Town Gown Landmark Building Transformed

A spacious home for the community's art, music, dance, and theater organizations under one roof--that was the driving concept for creating an all-in-one accessible cultural center. After more than a year of intensive planning, spurred by a $1 million donation from the Nord Family Foundation, Westervelt Hall on Oberlin's South Main Street has been transformed into the New Union Center for the Arts

Built in 1874, the building is one of Lorain County's most memorable landmarks, listed in 1974 in the National Register of Historic Places. The Victorian Gothic structure served Oberlin's youngsters as a state-of-the art public school with 11 classrooms until 1921, when repair estimates proved too much for the town to undertake. The last Union School students graduated in 1923, and the bell was taken from the crumbling tower and moved to the new high school.

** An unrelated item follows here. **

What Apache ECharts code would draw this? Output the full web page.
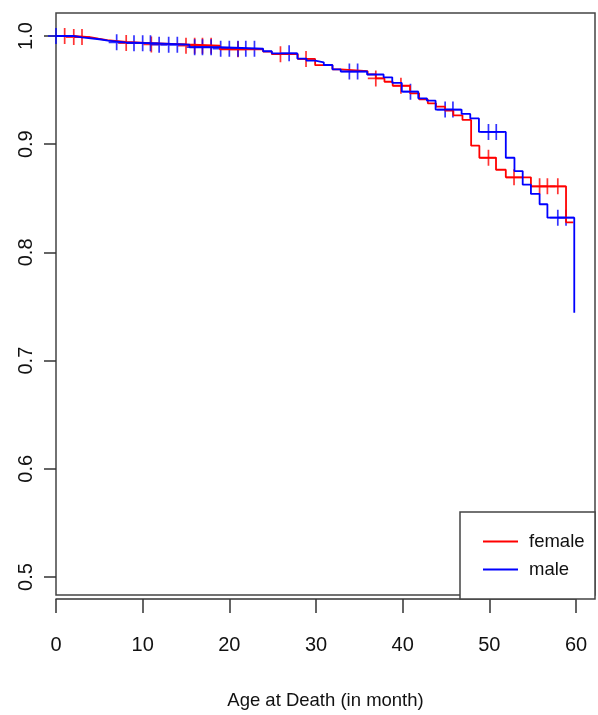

Local merchant Edmund Westervelt bought the building in 1927, and transferred ownership to Oberlin College for "temporary" classrooms, an arrangement that lasted for 34 years, when the King Building opened.

Westervelt Hall had narrowly escaped the wrecking ball more than once before the College decided to deed the troublesome structure to the City of Oberlin in 1976. Three years later, A. H. "Kenny" Clark '48 purchased the property from the city, and extensively renovated the exterior, including replacement of 1000 panes of glass of glass in 127 windows. Although Clark occasionally leased the structure for special use, including the year it served as a temporary site for the Oberlin Co-Op while the current bookstore was remodeled, the building loomed dark, silent, and abandoned for nearly 20 years. The Nord Family Foundation rescued the brick structure from ignominy in 1995.

Firelands Association for the Visual Arts (FAVA) occupies the lion's share of the first floor with an ex-panded art gallery. Also on the first floor is Uncommon Objects, a gift shop co-sponsored by FAVA and the Allen Memorial Museum of Art highlighting the work of area artists. The second and third floors provide offices and rehearsal space for The MAD Factory, a youth theater group; the Northern Ohio Youth Orchestras; the Oberlin Choristers; the Phenix Dance Theater; and the Oberlin Community Chamber Singers.

The structure now reverberates with the cheerful noise that accompanies the simultaneous creation of visual and performing arts. Soon, another new sound will soon join the rest when a replica of the original bell will be peal from the a newly constructed, lofty bell tower crowning the center.